# [Problem to work on]
Please write out the complete listing that follows, exactly as it reads.

# [Data section]
......

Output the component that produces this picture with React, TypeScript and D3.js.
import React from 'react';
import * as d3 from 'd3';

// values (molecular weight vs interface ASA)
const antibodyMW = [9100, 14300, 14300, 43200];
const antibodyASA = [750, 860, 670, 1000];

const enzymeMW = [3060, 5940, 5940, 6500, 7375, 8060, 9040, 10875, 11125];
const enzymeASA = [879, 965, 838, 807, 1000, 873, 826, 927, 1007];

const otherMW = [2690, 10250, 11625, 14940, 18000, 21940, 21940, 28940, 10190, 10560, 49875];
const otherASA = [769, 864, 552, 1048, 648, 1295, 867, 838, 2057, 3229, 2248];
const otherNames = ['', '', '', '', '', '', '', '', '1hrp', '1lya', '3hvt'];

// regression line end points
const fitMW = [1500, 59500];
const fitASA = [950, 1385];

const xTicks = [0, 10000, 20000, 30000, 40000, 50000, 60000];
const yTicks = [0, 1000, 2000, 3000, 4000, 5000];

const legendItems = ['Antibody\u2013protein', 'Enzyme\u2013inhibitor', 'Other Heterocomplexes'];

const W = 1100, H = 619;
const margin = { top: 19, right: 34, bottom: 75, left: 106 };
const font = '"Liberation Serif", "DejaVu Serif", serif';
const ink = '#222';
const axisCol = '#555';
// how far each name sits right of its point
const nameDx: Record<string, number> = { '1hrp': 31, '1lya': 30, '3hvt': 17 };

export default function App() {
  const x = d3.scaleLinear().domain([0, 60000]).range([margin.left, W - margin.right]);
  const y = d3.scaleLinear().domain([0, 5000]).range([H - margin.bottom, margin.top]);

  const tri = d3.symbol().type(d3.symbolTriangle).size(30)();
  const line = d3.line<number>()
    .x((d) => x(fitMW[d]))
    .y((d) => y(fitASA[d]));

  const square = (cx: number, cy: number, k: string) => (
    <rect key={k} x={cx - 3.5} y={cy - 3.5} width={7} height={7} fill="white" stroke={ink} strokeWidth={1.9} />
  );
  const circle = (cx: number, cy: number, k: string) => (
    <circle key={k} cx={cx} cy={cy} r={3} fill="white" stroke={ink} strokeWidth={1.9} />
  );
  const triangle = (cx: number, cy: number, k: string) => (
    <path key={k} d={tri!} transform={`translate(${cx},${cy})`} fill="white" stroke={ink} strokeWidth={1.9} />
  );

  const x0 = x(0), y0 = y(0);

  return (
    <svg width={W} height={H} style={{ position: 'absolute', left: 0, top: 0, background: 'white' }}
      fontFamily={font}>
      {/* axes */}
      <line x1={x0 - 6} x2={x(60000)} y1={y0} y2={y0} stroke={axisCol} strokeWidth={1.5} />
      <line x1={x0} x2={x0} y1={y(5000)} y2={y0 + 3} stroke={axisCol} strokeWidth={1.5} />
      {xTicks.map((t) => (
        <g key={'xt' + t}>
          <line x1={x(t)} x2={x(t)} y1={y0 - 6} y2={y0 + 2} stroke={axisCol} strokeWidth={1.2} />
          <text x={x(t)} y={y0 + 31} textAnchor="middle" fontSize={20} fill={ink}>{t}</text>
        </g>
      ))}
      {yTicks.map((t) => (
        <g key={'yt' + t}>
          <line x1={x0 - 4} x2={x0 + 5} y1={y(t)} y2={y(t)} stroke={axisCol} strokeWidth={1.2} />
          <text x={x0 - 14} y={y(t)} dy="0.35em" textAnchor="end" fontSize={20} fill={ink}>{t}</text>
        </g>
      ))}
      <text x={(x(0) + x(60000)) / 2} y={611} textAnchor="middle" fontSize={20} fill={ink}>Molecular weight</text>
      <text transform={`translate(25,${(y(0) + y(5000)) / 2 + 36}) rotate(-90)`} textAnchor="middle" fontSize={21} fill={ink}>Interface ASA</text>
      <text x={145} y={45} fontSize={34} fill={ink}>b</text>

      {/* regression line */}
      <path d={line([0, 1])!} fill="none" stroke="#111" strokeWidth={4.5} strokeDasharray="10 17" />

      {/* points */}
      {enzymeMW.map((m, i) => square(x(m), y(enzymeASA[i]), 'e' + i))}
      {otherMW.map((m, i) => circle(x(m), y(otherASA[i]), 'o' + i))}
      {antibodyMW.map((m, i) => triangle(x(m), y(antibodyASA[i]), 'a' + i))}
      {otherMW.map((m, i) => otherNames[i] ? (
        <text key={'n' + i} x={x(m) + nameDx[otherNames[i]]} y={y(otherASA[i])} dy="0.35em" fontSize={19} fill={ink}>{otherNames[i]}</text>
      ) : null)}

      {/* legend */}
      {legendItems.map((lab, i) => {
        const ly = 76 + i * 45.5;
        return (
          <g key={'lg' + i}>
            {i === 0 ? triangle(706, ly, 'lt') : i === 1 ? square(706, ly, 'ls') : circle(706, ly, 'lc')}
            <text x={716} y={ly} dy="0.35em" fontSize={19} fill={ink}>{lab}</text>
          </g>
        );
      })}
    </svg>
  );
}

......

# [Result of the exercise]
Output the component that produces this picture with React, TypeScript and D3.js.
import React from 'react';
import * as d3 from 'd3';

// values (molecular weight vs interface ASA)
const antibodyMW = [9100, 14300, 14300, 43200];
const antibodyASA = [750, 860, 670, 1000];

const enzymeMW = [3060, 5940, 5940, 6500, 7375, 8060, 9040, 10875, 11125];
const enzymeASA = [879, 965, 838, 807, 1000, 873, 826, 927, 1007];

const otherMW = [2690, 10250, 11625, 14940, 18000, 21940, 21940, 28940, 10190, 10560, 49875];
const otherASA = [769, 864, 552, 1048, 648, 1295, 867, 838, 2057, 3229, 2248];
const otherNames = ['', '', '', '', '', '', '', '', '1hrp', '1lya', '3hvt'];

// regression line end points
const fitMW = [1500, 59500];
const fitASA = [950, 1385];

const xTicks = [0, 10000, 20000, 30000, 40000, 50000, 60000];
const yTicks = [0, 1000, 2000, 3000, 4000, 5000];

const legendItems = ['Antibody\u2013protein', 'Enzyme\u2013inhibitor', 'Other Heterocomplexes'];

const W = 1100, H = 619;
const margin = { top: 19, right: 34, bottom: 75, left: 106 };
const font = '"Liberation Serif", "DejaVu Serif", serif';
const ink = '#222';
const axisCol = '#555';
// how far each name sits right of its point
const nameDx: Record<string, number> = { '1hrp': 31, '1lya': 30, '3hvt': 17 };

export default function App() {
  const x = d3.scaleLinear().domain([0, 60000]).range([margin.left, W - margin.right]);
  const y = d3.scaleLinear().domain([0, 5000]).range([H - margin.bottom, margin.top]);

  const tri = d3.symbol().type(d3.symbolTriangle).size(30)();
  const line = d3.line<number>()
    .x((d) => x(fitMW[d]))
    .y((d) => y(fitASA[d]));

  const square = (cx: number, cy: number, k: string) => (
    <rect key={k} x={cx - 3.5} y={cy - 3.5} width={7} height={7} fill="white" stroke={ink} strokeWidth={1.9} />
  );
  const circle = (cx: number, cy: number, k: string) => (
    <circle key={k} cx={cx} cy={cy} r={3} fill="white" stroke={ink} strokeWidth={1.9} />
  );
  const triangle = (cx: number, cy: number, k: string) => (
    <path key={k} d={tri!} transform={`translate(${cx},${cy})`} fill="white" stroke={ink} strokeWidth={1.9} />
  );

  const x0 = x(0), y0 = y(0);

  return (
    <svg width={W} height={H} style={{ position: 'absolute', left: 0, top: 0, background: 'white' }}
      fontFamily={font}>
      {/* axes */}
      <line x1={x0 - 6} x2={x(60000)} y1={y0} y2={y0} stroke={axisCol} strokeWidth={1.5} />
      <line x1={x0} x2={x0} y1={y(5000)} y2={y0 + 3} stroke={axisCol} strokeWidth={1.5} />
      {xTicks.map((t) => (
        <g key={'xt' + t}>
          <line x1={x(t)} x2={x(t)} y1={y0 - 6} y2={y0 + 2} stroke={axisCol} strokeWidth={1.2} />
          <text x={x(t)} y={y0 + 31} textAnchor="middle" fontSize={20} fill={ink}>{t}</text>
        </g>
      ))}
      {yTicks.map((t) => (
        <g key={'yt' + t}>
          <line x1={x0 - 4} x2={x0 + 5} y1={y(t)} y2={y(t)} stroke={axisCol} strokeWidth={1.2} />
          <text x={x0 - 14} y={y(t)} dy="0.35em" textAnchor="end" fontSize={20} fill={ink}>{t}</text>
        </g>
      ))}
      <text x={(x(0) + x(60000)) / 2} y={611} textAnchor="middle" fontSize={20} fill={ink}>Molecular weight</text>
      <text transform={`translate(25,${(y(0) + y(5000)) / 2 + 36}) rotate(-90)`} textAnchor="middle" fontSize={21} fill={ink}>Interface ASA</text>
      <text x={145} y={45} fontSize={34} fill={ink}>b</text>

      {/* regression line */}
      <path d={line([0, 1])!} fill="none" stroke="#111" strokeWidth={4.5} strokeDasharray="10 17" />

      {/* points */}
      {enzymeMW.map((m, i) => square(x(m), y(enzymeASA[i]), 'e' + i))}
      {otherMW.map((m, i) => circle(x(m), y(otherASA[i]), 'o' + i))}
      {antibodyMW.map((m, i) => triangle(x(m), y(antibodyASA[i]), 'a' + i))}
      {otherMW.map((m, i) => otherNames[i] ? (
        <text key={'n' + i} x={x(m) + nameDx[otherNames[i]]} y={y(otherASA[i])} dy="0.35em" fontSize={19} fill={ink}>{otherNames[i]}</text>
      ) : null)}

      {/* legend */}
      {legendItems.map((lab, i) => {
        const ly = 76 + i * 45.5;
        return (
          <g key={'lg' + i}>
            {i === 0 ? triangle(706, ly, 'lt') : i === 1 ? square(706, ly, 'ls') : circle(706, ly, 'lc')}
            <text x={716} y={ly} dy="0.35em" fontSize={19} fill={ink}>{lab}</text>
          </g>
        );
      })}
    </svg>
  );
}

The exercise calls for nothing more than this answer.